At a ceremony marking Adm. Phil Davidson's change of command with Adm. Chris Grady as the head of U.S. Fleet Forces Command, Chief of Naval Operations Adm. John Richardson announced the Navy was set to reestablish the 2nd Fleet, Navy Times reported.
The command was merged into Fleet Forces Command in 2011, but the Navy has been talking about bringing it back since it appeared as a recommendation in the Strategic Readiness Review into last year's 7 th Fleet collisions.
The move is the latest sign that the Navy is focusing its attention away from the war on terrorism and toward its major competitors China and Russia.

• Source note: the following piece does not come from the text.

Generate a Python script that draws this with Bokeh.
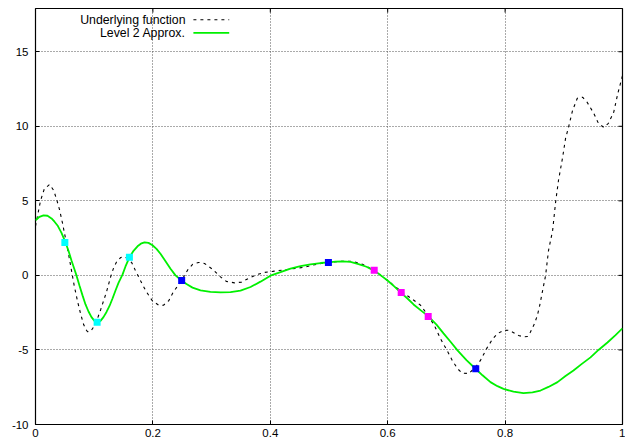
from bokeh.plotting import figure
from bokeh.models import LinearAxis, FixedTicker, Range1d, Label
from bokeh.embed import file_html
from bokeh.resources import INLINE

# Underlying function, sampled along x
x_true = [0.000, 0.0085, 0.015, 0.024, 0.031, 0.036, 0.041, 0.046, 0.051, 0.056,
          0.061, 0.066, 0.072, 0.077, 0.082, 0.087, 0.090, 0.095, 0.101, 0.106,
          0.111, 0.116, 0.121, 0.128, 0.133, 0.138, 0.145, 0.150, 0.157, 0.164,
          0.170, 0.177, 0.182, 0.189, 0.199, 0.210, 0.218, 0.227, 0.235, 0.249,
          0.259, 0.268, 0.278, 0.288, 0.302, 0.315, 0.325, 0.339, 0.351, 0.363,
          0.377, 0.390, 0.404, 0.429, 0.457, 0.479, 0.499, 0.520, 0.540, 0.557,
          0.576, 0.588, 0.605, 0.624, 0.642, 0.656, 0.670, 0.680, 0.690, 0.700,
          0.710, 0.719, 0.727, 0.738, 0.750, 0.758, 0.770, 0.779, 0.787, 0.797,
          0.806, 0.813, 0.823, 0.831, 0.838, 0.843, 0.850, 0.855, 0.859, 0.864,
          0.869, 0.874, 0.881, 0.886, 0.891, 0.898, 0.903, 0.908, 0.915, 0.923,
          0.932, 0.940, 0.951, 0.959, 0.968, 0.976, 0.985, 0.992, 1.000]
y_true = [3.3, 5.0, 5.8, 6.1, 5.7, 5.1, 4.4, 3.5, 2.5, 1.5,
          0.4, -0.7, -1.8, -2.6, -3.3, -3.7, -3.8, -3.7, -3.35, -2.85,
          -2.3, -1.7, -1.1, -0.1, 0.5, 0.9, 1.2, 1.25, 1.15, 0.85,
          0.35, -0.2, -0.6, -1.1, -1.7, -2.0, -2.0, -1.7, -1.1, -0.34,
          0.35, 0.75, 0.87, 0.8, 0.4, -0.1, -0.4, -0.5, -0.45, -0.2,
          0.05, 0.2, 0.27, 0.4, 0.54, 0.75, 0.87, 0.94, 0.94, 0.75,
          0.35, 0.0, -0.5, -1.1, -1.6, -2.0, -2.75, -3.4, -4.25, -4.95,
          -5.7, -6.26, -6.56, -6.58, -6.15, -5.7, -4.81, -4.25, -3.91, -3.69,
          -3.68, -3.81, -4.03, -4.12, -4.1, -3.81, -3.24, -2.68, -2.01, -1.0,
          0.0, 1.68, 3.02, 4.9, 6.38, 7.92, 9.19, 9.93, 11.07, 11.88,
          11.95, 11.6, 10.87, 10.2, 9.93, 10.2, 10.94, 12.2, 13.4]

# Level 2 approximation
x_approx = [0.000, 0.0068, 0.0136, 0.0204, 0.0273, 0.0324, 0.0375, 0.0443, 0.0511, 0.0562,
            0.0613, 0.0656, 0.0698, 0.075, 0.0801, 0.0852, 0.0903, 0.0954, 0.1005, 0.1056,
            0.1107, 0.1158, 0.121, 0.1261, 0.1312, 0.1363, 0.1414, 0.1482, 0.1533, 0.1601,
            0.167, 0.1738, 0.1806, 0.1857, 0.1925, 0.1993, 0.2061, 0.2129, 0.2198, 0.230,
            0.2385, 0.2487, 0.2572, 0.2675, 0.2811, 0.2981, 0.3152, 0.3322, 0.3492, 0.3663,
            0.3833, 0.4003, 0.4174, 0.4344, 0.4514, 0.4685, 0.4855, 0.4991, 0.5111, 0.523,
            0.5366, 0.5503, 0.5639, 0.5758, 0.5877, 0.5997, 0.6116, 0.6218, 0.6337, 0.644,
            0.6559, 0.6695, 0.6831, 0.6951, 0.707, 0.7189, 0.7342, 0.7496, 0.7615, 0.7751,
            0.787, 0.7973, 0.8143, 0.8313, 0.8467, 0.8603, 0.8739, 0.8893, 0.9029, 0.9165,
            0.9302, 0.9455, 0.9591, 0.9744, 0.9881, 1.000]
y_approx = [3.7, 3.93, 4.03, 4.0, 3.82, 3.6, 3.35, 2.85, 2.21, 1.65,
            1.0, 0.5, 0.0, -0.7, -1.34, -1.95, -2.42, -2.8, -3.05, -3.15,
            -3.05, -2.8, -2.45, -2.05, -1.55, -1.01, -0.5, 0.05, 0.6, 1.21,
            1.65, 1.95, 2.15, 2.22, 2.18, 2.02, 1.78, 1.45, 1.05, 0.45,
            0.0, -0.34, -0.58, -0.82, -1.0, -1.1, -1.14, -1.12, -1.02, -0.78,
            -0.42, -0.02, 0.22, 0.45, 0.62, 0.74, 0.83, 0.87, 0.92, 0.94,
            0.9, 0.76, 0.58, 0.34, 0.02, -0.34, -0.75, -1.14, -1.55, -1.95,
            -2.33, -2.75, -3.3, -3.89, -4.45, -5.03, -5.68, -6.26, -6.7, -7.16,
            -7.43, -7.61, -7.8, -7.9, -7.85, -7.72, -7.48, -7.16, -6.75, -6.38,
            -5.95, -5.5, -5.0, -4.5, -4.0, -3.55]

# Sample nodes of each refinement level
x_nodes_0 = [0.249, 0.499, 0.750]
y_nodes_0 = [-0.34, 0.87, -6.26]
x_nodes_1 = [0.050, 0.105, 0.160]
y_nodes_1 = [2.21, -3.15, 1.21]
x_nodes_2 = [0.577, 0.623, 0.669]
y_nodes_2 = [0.34, -1.14, -2.75]

x_ticks = [0, 0.2, 0.4, 0.6, 0.8, 1]
x_tick_labels = ["0", "0.2", "0.4", "0.6", "0.8", "1"]
y_ticks = [-10, -5, 0, 5, 10, 15]
y_tick_labels = ["-10", "-5", "0", "5", "10", "15"]

FONT = "Liberation Sans"
GREEN = "#00f000"

X0, X1 = 0.0, 1.0
Y0, Y1 = -10.0, 17.9
W, H = 625, 442
BL, BR, BT, BB = 35, 3, 8, 18

p = figure(width=W, height=H, output_backend="svg", toolbar_location=None,
           x_range=Range1d(X0, X1), y_range=Range1d(Y0, Y1),
           min_border_left=BL, min_border_right=BR, min_border_top=BT,
           min_border_bottom=BB, x_axis_location=None, y_axis_location=None)
p.background_fill_color = "white"
p.border_fill_color = "white"
p.outline_line_color = "black"
p.outline_line_width = 1.2


def make_axis(ticks, labels, standoff):
    ax = LinearAxis(ticker=FixedTicker(ticks=ticks))
    ax.axis_line_color = None
    ax.major_tick_in = 4
    ax.major_tick_out = 0
    ax.major_tick_line_color = "black"
    ax.minor_tick_line_color = None
    ax.major_label_overrides = {t: s for t, s in zip(ticks, labels)}
    ax.major_label_text_font = FONT
    ax.major_label_text_font_size = "11.5px"
    ax.major_label_text_color = "black"
    ax.major_label_standoff = standoff
    return ax


p.add_layout(make_axis(x_ticks, x_tick_labels, 4), "below")
p.add_layout(make_axis(y_ticks, y_tick_labels, 7), "left")

# grid
p.xgrid.ticker = FixedTicker(ticks=x_ticks)
p.ygrid.ticker = FixedTicker(ticks=y_ticks)
for g in (p.xgrid, p.ygrid):
    g.grid_line_color = "#555555"
    g.grid_line_dash = "1 2"
    g.grid_line_width = 1

# mirrored inward ticks on the top and right edges of the frame
tick_px = 4
dx = tick_px * (X1 - X0) / (W - BL - BR)
dy = tick_px * (Y1 - Y0) / (H - BT - BB)
p.segment(x0=x_ticks, y0=[Y1] * len(x_ticks), x1=x_ticks, y1=[Y1 - dy] * len(x_ticks),
          line_color="black", line_width=1)
p.segment(x0=[X1] * len(y_ticks), y0=y_ticks, x1=[X1 - dx] * len(y_ticks), y1=y_ticks,
          line_color="black", line_width=1)

p.line(x_true, y_true, line_color="black", line_width=1.1, line_dash="3 4")
p.line(x_approx, y_approx, line_color=GREEN, line_width=1.8)

p.scatter(x_nodes_1, y_nodes_1, marker="square", size=7, fill_color="cyan", line_color=None)
p.scatter(x_nodes_0, y_nodes_0, marker="square", size=7, fill_color="blue", line_color=None)
p.scatter(x_nodes_2, y_nodes_2, marker="square", size=7, fill_color="magenta", line_color=None)

# key in the upper left: label on the left, line sample on the right
key_x_text = 0.2555
key_x0, key_x1 = 0.269, 0.330
key_rows = [17.15, 16.27]
p.add_layout(Label(x=key_x_text, y=key_rows[0], text="Underlying function",
                   text_align="right", text_baseline="middle",
                   text_font=FONT, text_font_size="12.3px", text_color="black"))
p.add_layout(Label(x=key_x_text, y=key_rows[1], text="Level 2 Approx.",
                   text_align="right", text_baseline="middle",
                   text_font=FONT, text_font_size="12.3px", text_color="black"))
p.line([key_x0, key_x1], [key_rows[0], key_rows[0]], line_color="black",
       line_width=1.1, line_dash="3 4")
p.line([key_x0, key_x1], [key_rows[1], key_rows[1]], line_color=GREEN, line_width=1.8)

open("out.html", "w").write(file_html(p, INLINE))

In the announcement, Richardson credited Davidson for the analysis that led to the decision.
"It is in large part due to the analysis of Adm. Davidson and his team, in response to a changing security environment, that this summer we will stand up the U.S. 2nd Fleet here in Norfolk to train, certify and command U.S. naval forces at the very highest levels of naval warfare to the emerging global contingencies in the Atlantic," Richardson said.
The announcement from Richardson was immediately followed by an announcement from the Office of the Secretary of Defense that it has offered to host a new NATO Joint Force Command for the Atlantic at Naval Station Norfolk.
Davidson is going on to lead U.S. Pacific Command.